**TASK:** Pictures are excluded. Copy exactly, and only, the lines from the one containing "Clone this chart in matplotlib." through the one containing "plt.rcParams['mathtext.it'] = 'Liberation", both ends included.

**SUPPLIED DATA:**
§ §

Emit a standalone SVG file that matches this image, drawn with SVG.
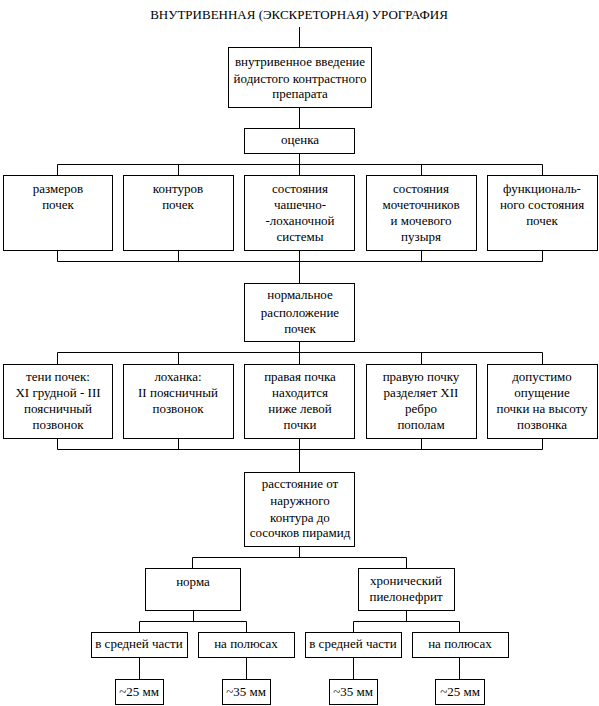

§ §

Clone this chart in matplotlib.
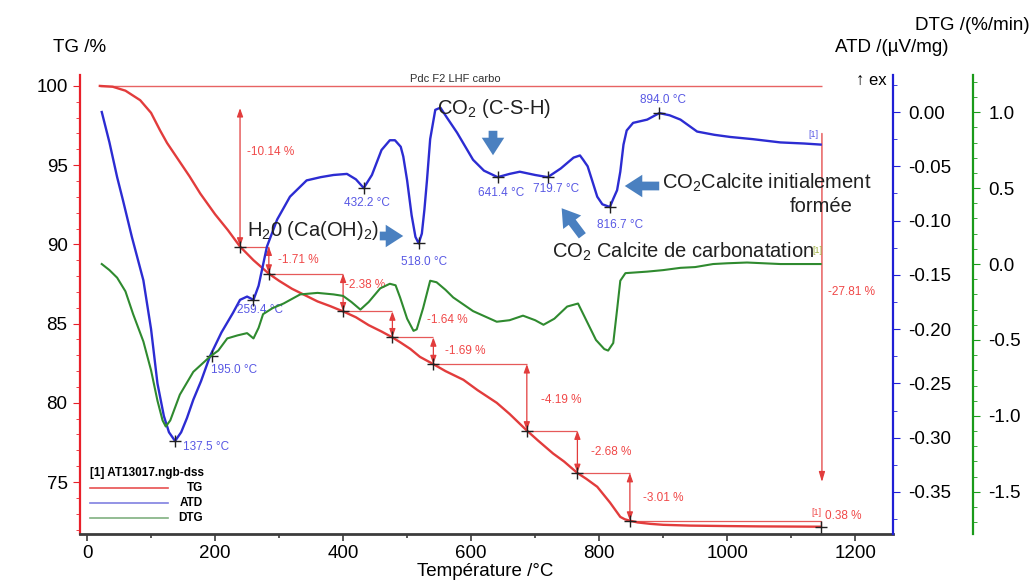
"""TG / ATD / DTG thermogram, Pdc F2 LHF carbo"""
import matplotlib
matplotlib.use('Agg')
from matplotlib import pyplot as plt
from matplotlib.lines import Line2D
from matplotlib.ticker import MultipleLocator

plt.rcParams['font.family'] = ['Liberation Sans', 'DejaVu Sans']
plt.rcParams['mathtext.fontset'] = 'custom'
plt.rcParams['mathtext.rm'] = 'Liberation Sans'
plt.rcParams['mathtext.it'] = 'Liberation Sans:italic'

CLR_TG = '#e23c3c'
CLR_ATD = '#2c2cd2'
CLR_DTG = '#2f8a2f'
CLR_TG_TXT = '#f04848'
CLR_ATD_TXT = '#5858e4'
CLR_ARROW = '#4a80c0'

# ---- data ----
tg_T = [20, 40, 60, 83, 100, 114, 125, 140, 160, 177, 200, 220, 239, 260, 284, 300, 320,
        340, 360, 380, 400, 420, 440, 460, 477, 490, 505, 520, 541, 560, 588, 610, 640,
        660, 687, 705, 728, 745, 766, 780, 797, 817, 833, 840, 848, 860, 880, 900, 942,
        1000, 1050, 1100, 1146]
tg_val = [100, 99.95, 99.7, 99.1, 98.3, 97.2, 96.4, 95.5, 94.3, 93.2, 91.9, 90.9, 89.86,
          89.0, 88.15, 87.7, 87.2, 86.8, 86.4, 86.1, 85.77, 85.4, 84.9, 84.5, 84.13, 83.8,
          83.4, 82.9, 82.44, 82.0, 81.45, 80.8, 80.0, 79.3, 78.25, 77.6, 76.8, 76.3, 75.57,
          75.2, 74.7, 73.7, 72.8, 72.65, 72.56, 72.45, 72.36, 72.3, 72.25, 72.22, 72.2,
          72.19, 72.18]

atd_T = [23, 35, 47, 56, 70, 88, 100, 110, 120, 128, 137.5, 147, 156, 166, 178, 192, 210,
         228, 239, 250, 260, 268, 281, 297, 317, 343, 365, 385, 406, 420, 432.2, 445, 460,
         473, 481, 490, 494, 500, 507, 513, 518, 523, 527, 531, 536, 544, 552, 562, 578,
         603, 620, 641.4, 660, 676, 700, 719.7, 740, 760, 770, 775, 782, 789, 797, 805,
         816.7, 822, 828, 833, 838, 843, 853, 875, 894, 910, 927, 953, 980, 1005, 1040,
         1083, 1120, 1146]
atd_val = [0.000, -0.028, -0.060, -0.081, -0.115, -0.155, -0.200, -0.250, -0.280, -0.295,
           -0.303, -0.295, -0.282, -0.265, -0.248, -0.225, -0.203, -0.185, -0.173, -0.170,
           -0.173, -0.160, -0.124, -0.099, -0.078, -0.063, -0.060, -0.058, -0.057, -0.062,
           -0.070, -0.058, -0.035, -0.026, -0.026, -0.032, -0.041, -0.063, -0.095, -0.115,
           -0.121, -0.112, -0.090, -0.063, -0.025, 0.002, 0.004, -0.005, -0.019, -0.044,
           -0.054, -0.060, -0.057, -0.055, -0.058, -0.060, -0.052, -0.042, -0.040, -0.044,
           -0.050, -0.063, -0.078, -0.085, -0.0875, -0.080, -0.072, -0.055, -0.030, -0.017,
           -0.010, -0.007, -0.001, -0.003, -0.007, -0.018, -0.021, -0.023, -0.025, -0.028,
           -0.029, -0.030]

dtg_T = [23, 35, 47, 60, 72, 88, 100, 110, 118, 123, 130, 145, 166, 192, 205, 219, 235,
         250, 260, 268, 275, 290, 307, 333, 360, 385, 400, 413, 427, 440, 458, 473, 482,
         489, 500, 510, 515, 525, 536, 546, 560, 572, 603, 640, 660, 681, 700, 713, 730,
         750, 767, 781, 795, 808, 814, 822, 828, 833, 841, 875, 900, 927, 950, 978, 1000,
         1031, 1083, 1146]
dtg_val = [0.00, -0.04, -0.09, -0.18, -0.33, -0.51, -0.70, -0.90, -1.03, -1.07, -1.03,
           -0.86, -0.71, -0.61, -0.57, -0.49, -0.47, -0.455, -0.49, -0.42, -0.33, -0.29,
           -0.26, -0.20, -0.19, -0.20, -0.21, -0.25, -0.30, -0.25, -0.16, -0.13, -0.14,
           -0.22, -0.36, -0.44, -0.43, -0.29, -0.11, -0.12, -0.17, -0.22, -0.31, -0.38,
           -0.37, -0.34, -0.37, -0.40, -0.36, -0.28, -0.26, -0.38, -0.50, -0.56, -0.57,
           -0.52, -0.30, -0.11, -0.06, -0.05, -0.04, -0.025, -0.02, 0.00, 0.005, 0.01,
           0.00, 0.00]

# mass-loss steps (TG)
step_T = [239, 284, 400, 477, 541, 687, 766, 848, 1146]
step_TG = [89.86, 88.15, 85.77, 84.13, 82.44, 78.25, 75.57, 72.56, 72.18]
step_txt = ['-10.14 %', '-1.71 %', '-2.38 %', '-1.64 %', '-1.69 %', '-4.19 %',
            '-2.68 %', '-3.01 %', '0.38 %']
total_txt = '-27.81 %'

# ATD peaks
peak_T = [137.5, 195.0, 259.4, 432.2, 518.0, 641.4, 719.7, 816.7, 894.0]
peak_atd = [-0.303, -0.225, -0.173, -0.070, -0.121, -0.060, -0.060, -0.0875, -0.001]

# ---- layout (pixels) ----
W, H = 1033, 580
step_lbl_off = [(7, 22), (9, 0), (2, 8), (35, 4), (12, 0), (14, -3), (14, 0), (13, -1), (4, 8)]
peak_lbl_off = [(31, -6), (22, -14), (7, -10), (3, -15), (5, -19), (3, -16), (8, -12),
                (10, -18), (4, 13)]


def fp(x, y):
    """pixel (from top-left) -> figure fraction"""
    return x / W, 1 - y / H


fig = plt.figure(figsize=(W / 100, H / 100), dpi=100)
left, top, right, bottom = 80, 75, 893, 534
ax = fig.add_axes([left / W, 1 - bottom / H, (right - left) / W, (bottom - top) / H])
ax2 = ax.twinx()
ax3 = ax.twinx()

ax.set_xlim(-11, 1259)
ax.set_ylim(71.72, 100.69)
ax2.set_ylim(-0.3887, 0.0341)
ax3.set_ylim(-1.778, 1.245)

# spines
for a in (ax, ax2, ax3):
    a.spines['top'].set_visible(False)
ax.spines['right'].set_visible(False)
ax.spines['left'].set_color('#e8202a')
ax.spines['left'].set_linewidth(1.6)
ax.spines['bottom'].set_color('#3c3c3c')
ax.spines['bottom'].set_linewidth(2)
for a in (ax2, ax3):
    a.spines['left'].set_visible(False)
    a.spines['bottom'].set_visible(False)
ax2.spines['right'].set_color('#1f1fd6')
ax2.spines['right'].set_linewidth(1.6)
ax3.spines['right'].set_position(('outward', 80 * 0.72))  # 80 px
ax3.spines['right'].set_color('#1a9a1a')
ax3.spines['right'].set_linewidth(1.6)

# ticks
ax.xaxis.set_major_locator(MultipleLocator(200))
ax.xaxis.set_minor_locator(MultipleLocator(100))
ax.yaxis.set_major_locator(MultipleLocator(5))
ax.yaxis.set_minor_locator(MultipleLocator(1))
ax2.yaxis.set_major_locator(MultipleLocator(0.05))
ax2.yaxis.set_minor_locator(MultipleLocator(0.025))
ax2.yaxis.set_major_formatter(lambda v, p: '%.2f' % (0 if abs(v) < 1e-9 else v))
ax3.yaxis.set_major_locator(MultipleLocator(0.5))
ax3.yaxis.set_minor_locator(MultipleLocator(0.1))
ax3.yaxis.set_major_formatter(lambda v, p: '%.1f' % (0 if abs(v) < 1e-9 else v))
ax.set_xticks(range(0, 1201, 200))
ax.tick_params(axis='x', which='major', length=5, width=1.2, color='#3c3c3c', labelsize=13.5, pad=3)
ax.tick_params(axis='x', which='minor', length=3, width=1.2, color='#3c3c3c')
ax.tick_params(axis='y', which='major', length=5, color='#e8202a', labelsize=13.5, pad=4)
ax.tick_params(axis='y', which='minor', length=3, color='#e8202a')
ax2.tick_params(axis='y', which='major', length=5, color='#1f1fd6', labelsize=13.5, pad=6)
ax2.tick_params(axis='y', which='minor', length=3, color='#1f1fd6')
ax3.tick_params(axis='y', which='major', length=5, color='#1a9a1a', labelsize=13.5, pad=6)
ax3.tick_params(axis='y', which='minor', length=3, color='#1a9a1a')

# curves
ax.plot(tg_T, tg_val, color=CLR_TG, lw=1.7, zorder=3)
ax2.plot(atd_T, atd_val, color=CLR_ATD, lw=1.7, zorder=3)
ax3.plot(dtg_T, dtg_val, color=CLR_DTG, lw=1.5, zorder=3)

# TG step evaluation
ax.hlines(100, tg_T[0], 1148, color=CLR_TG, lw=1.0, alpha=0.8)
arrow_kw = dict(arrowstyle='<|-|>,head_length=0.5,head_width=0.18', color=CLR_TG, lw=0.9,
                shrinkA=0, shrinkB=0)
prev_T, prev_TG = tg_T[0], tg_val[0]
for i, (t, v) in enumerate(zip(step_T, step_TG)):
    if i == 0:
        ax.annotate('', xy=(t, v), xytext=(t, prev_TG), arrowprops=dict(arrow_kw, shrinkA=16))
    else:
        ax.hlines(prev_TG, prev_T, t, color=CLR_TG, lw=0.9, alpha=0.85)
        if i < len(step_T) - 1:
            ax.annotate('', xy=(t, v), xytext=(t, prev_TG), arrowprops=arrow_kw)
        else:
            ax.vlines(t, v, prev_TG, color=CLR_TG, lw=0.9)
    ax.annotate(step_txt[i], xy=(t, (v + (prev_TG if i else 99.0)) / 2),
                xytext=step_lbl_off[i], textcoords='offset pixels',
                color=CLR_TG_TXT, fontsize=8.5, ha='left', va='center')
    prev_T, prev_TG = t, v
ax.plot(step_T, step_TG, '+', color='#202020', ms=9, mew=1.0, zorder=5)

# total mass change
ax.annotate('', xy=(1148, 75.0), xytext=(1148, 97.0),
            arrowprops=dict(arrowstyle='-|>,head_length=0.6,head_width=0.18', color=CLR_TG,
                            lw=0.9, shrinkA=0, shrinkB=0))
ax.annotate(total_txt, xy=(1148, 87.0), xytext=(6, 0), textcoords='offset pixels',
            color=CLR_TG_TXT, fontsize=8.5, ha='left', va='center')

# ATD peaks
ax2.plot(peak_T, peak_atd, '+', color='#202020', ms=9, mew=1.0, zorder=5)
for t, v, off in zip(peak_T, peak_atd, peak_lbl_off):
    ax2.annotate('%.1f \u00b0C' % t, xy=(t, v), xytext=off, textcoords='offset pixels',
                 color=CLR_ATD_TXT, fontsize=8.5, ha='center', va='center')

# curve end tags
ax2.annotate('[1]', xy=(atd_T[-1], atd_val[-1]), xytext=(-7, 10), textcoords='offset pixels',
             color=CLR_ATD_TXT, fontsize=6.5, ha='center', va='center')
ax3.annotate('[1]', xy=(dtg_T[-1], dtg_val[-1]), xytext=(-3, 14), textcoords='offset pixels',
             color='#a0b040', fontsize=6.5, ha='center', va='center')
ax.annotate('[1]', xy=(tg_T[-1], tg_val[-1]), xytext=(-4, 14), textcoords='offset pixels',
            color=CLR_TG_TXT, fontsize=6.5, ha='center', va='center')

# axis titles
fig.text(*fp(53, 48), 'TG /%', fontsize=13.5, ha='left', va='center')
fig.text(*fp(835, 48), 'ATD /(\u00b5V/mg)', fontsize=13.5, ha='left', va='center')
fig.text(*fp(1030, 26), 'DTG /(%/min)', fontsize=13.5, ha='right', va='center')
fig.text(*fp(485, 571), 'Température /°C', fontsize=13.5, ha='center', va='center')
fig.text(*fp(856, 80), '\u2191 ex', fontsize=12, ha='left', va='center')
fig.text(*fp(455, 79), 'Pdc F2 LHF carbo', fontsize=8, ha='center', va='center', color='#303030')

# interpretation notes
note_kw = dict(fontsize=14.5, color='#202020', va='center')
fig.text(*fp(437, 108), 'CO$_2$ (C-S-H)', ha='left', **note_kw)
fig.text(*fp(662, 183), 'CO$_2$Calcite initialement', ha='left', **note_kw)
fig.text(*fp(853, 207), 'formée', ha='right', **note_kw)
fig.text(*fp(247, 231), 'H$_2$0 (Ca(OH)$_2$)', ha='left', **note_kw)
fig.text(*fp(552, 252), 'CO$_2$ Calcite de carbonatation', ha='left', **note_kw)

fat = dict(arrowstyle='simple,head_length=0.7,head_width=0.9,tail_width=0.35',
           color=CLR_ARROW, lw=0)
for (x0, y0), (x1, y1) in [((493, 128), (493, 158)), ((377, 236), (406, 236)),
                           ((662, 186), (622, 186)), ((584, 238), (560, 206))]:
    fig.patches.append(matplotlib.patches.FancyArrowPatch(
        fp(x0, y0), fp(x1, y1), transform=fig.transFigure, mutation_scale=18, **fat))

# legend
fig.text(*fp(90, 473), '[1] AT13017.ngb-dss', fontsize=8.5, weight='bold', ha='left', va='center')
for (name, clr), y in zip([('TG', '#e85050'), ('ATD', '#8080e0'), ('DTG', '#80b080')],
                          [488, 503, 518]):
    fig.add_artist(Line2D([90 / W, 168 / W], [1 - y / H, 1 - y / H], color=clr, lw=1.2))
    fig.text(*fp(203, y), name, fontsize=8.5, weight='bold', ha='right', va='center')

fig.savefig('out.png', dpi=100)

§ §

**WORKED ANSWER:**
Clone this chart in matplotlib.
"""TG / ATD / DTG thermogram, Pdc F2 LHF carbo"""
import matplotlib
matplotlib.use('Agg')
from matplotlib import pyplot as plt
from matplotlib.lines import Line2D
from matplotlib.ticker import MultipleLocator

plt.rcParams['font.family'] = ['Liberation Sans', 'DejaVu Sans']
plt.rcParams['mathtext.fontset'] = 'custom'
plt.rcParams['mathtext.rm'] = 'Liberation Sans'
plt.rcParams['mathtext.it'] = 'Liberation Sans:italic'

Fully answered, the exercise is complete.